California Proposition 55, Bonds for Local Water Projects (1986)
Proposition 55 permitted the State of California to sell $100 million of general obligation bonds to make loans and grants for local water systems. General obligation bonds of the sort approved by Proposition 54 are backed by the taxing power of the state, which meant that the state was authorized to use its taxing power to assure that money was available to pay off the bonds.
The state's Department of Water Resources administered the bond funds. Authorized expenditures included loans and grants to public and private water suppliers to bring drinking water quality up to state health standards. Under Proposition 55, the loans and grants could be used for constructing, improving, or rehabilitating water systems to meet drinking water standards.
- The first priority for loans made with the funds from Proposition 55 were loans to "water suppliers whose facilities pose the most critical public health problems."
- The maximum loan to any water supplier was $5 million, although the legislature could raise this on an ad hoc basis.
- The interest rate on these loans would be one-half of the interest rate that the state pays on the bonds.
All money available because of Proposition 55 could go to loans, but some could also go to outright grants.
- Up to $25 million of Proposition 55 money could be used for grants to public agencies that supply water in order to make up the difference between the cost of a project and the loan amount the agencies can repay.
- The maximum grant to any supplier was $400,000.
- Up to $3 million for short-term loans or grants to water suppliers to study and identify ways of improving their water systems.
- Up to $1 million could be used for grants to public agencies.

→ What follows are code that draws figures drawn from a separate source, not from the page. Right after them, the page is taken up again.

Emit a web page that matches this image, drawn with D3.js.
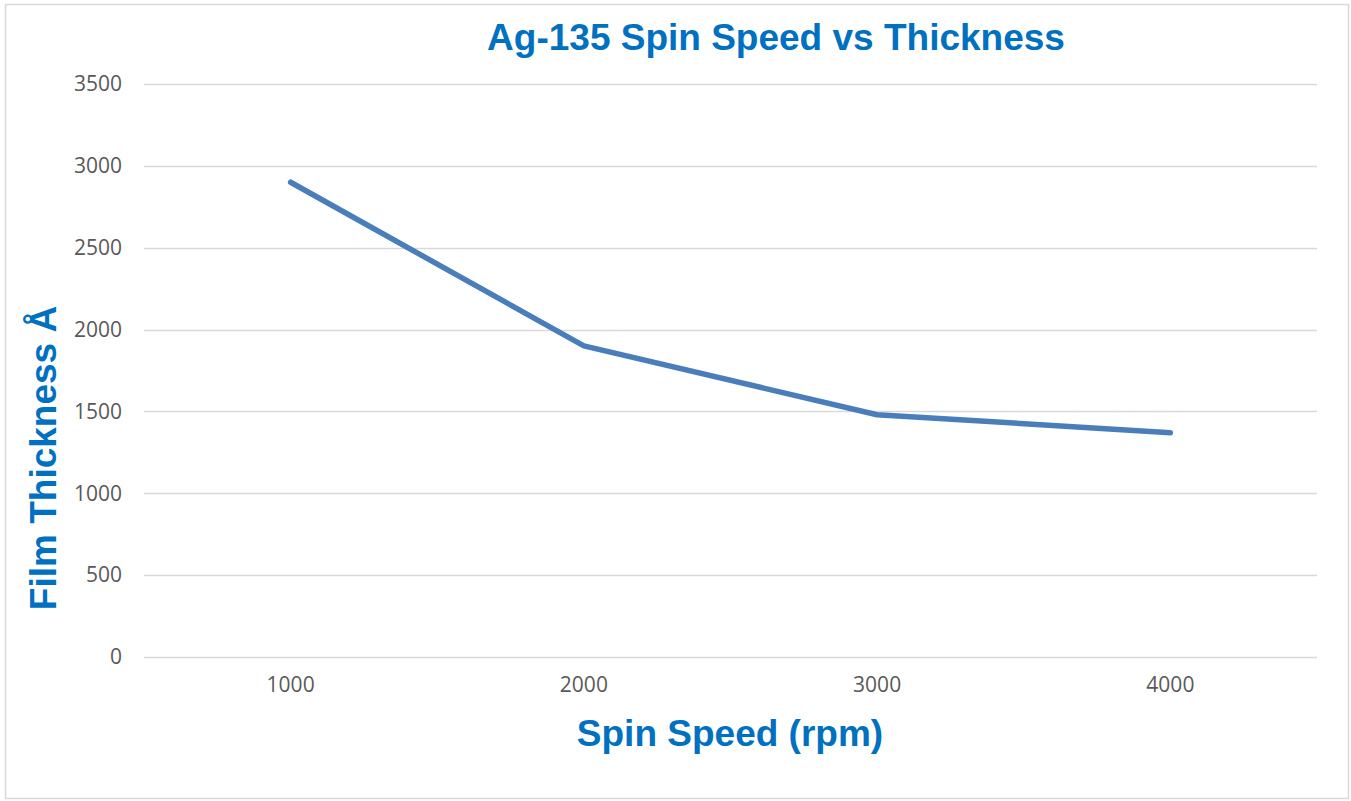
<!DOCTYPE html>
<html>
<head>
<meta charset="utf-8">
<script src="https://cdn.jsdelivr.net/npm/d3@7"></script>
<style>
  body { margin: 0; background: #fff; }
  svg { display: block; }
</style>
</head>
<body>
<div id="chart"></div>
<script>
(function() {
    'use strict';

    // spin speed (rpm) categories and measured film thickness
    const speeds = ["1000", "2000", "3000", "4000"];
    const thickness = [2900, 1900, 1480, 1370];
    const yTicks = [0, 500, 1000, 1500, 2000, 2500, 3000, 3500];

    const width = 1351;
    const height = 801;
    const margin = { top: 84, right: 34, bottom: 144, left: 144 };

    const svg = d3.select("#chart")
        .append("svg")
        .attr("width", width)
        .attr("height", height);

    // chart border
    svg.append("rect")
        .attr("x", 5.5)
        .attr("y", 4.5)
        .attr("width", 1343)
        .attr("height", 794)
        .attr("fill", "#fff")
        .attr("stroke", "#d9d9d9")
        .attr("stroke-width", 1.5);

    const x = d3.scaleBand()
        .domain(speeds)
        .range([margin.left, width - margin.right]);

    const y = d3.scaleLinear()
        .domain([0, 3500])
        .range([height - margin.bottom, margin.top]);

    // gridlines
    svg.append("g")
        .selectAll("line")
        .data(yTicks)
        .enter()
        .append("line")
        .attr("x1", margin.left)
        .attr("x2", width - margin.right)
        .attr("y1", d => Math.round(y(d)) + 0.5)
        .attr("y2", d => Math.round(y(d)) + 0.5)
        .attr("stroke", "#d9d9d9")
        .attr("stroke-width", 1.5);

    const tickFont = "'Open Sans', 'Liberation Sans', sans-serif";

    // y axis labels
    const yAxis = svg.append("g")
        .attr("transform", `translate(${margin.left},0)`)
        .call(d3.axisLeft(y).tickValues(yTicks).tickFormat(d3.format("d")).tickSize(0).tickPadding(22));
    yAxis.select(".domain").remove();
    yAxis.selectAll("text")
        .attr("fill", "#595959")
        .style("font-family", tickFont)
        .style("font-size", "21px");

    // x axis labels
    const xAxis = svg.append("g")
        .attr("transform", `translate(0,${height - margin.bottom})`)
        .call(d3.axisBottom(x).tickSize(0).tickPadding(20));
    xAxis.select(".domain").remove();
    xAxis.selectAll("text")
        .attr("fill", "#595959")
        .style("font-family", tickFont)
        .style("font-size", "21px");

    // the line
    const line = d3.line()
        .x((d, i) => x(speeds[i]) + x.bandwidth() / 2)
        .y(d => y(d));

    svg.append("path")
        .datum(thickness)
        .attr("d", line)
        .attr("fill", "none")
        .attr("stroke", "#4a7ebb")
        .attr("stroke-width", 5.5)
        .attr("stroke-linecap", "round")
        .attr("stroke-linejoin", "round");

    // titles
    const titleFont = "'Liberation Sans', Arial, sans-serif";

    svg.append("text")
        .attr("x", 776)
        .attr("y", 50)
        .attr("text-anchor", "middle")
        .attr("fill", "#0070c0")
        .style("font-family", titleFont)
        .style("font-weight", "bold")
        .style("font-size", "37px")
        .text("Ag-135 Spin Speed vs Thickness");

    svg.append("text")
        .attr("x", 730)
        .attr("y", 746)
        .attr("text-anchor", "middle")
        .attr("fill", "#0070c0")
        .style("font-family", titleFont)
        .style("font-weight", "bold")
        .style("font-size", "37px")
        .text("Spin Speed (rpm)");

    svg.append("text")
        .attr("transform", "translate(56,458) rotate(-90)")
        .attr("text-anchor", "middle")
        .attr("fill", "#0070c0")
        .style("font-family", titleFont)
        .style("font-weight", "bold")
        .style("font-size", "37px")
        .text("Film Thickness Å");

})();
</script>
</body>
</html>
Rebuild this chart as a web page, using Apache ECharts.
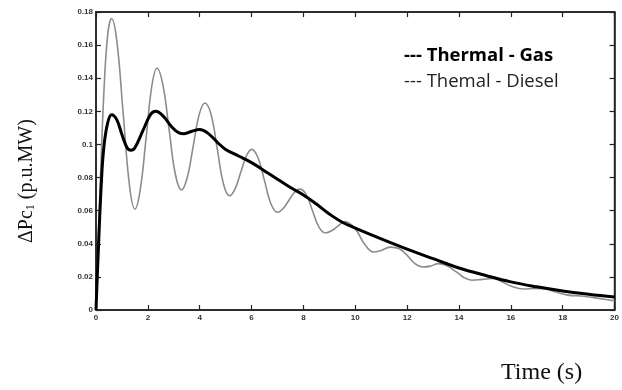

- Up to $5 million for administrative costs of the Department of Water Resources and Department of Health Services.
- About $3 million of those costs had to be repaid from fees charged to the loan recipients.
- Up to $1.5 million for legal expenses of the Attorney General.
Some Proposition 55 money was available to reduce the interest rate on existing and new loans made from the 1984 Safe Drinking Water Bond Fund.
The fiscal estimate provided by the California Legislative Analyst's Office said:
Paying Off the Bonds. For these types of bonds the state typically would make principal and interest payments over a period of up to 30 years from the state's General Fund. The average payment would be about $8.1 million each year if the bonds were sold at an interest rate of 7.5 percent.
Net Costs. If all of the loans are repaid on time, the net state cost could average up to $5.5 million each year for 30 years, for a total of $165 million. This net cost would consist of (1) up to $28.5 million for grants, administrative, and legal costs, and (2) one-half of the interest cost on the new bonds and the 1984 bonds because loans would be provided at a reduced interest rate. Over the 30 years, the total interest subsidy would be $94.5 million for the new bonds, and $42 million for the 1984 bonds.
Borrowing Costs for Other Bonds. By increasing the amount which the state borrows, this measure may cause the state and local governments to pay more under other bond programs. These costs cannot be estimated.
State Revenues. Purchasers of these bonds are not required to pay state income tax on the interest they earn. Therefore, if California taxpayers buy these bonds instead of making other taxable investments, the state would collect less taxes. This loss cannot be estimated.
Path to the ballot
The California State Legislature voted to put Proposition 55 on the ballot via Assembly Bill 2668 (Statutes of 1986, Chapter 410), and it added sections to the state's Water Code.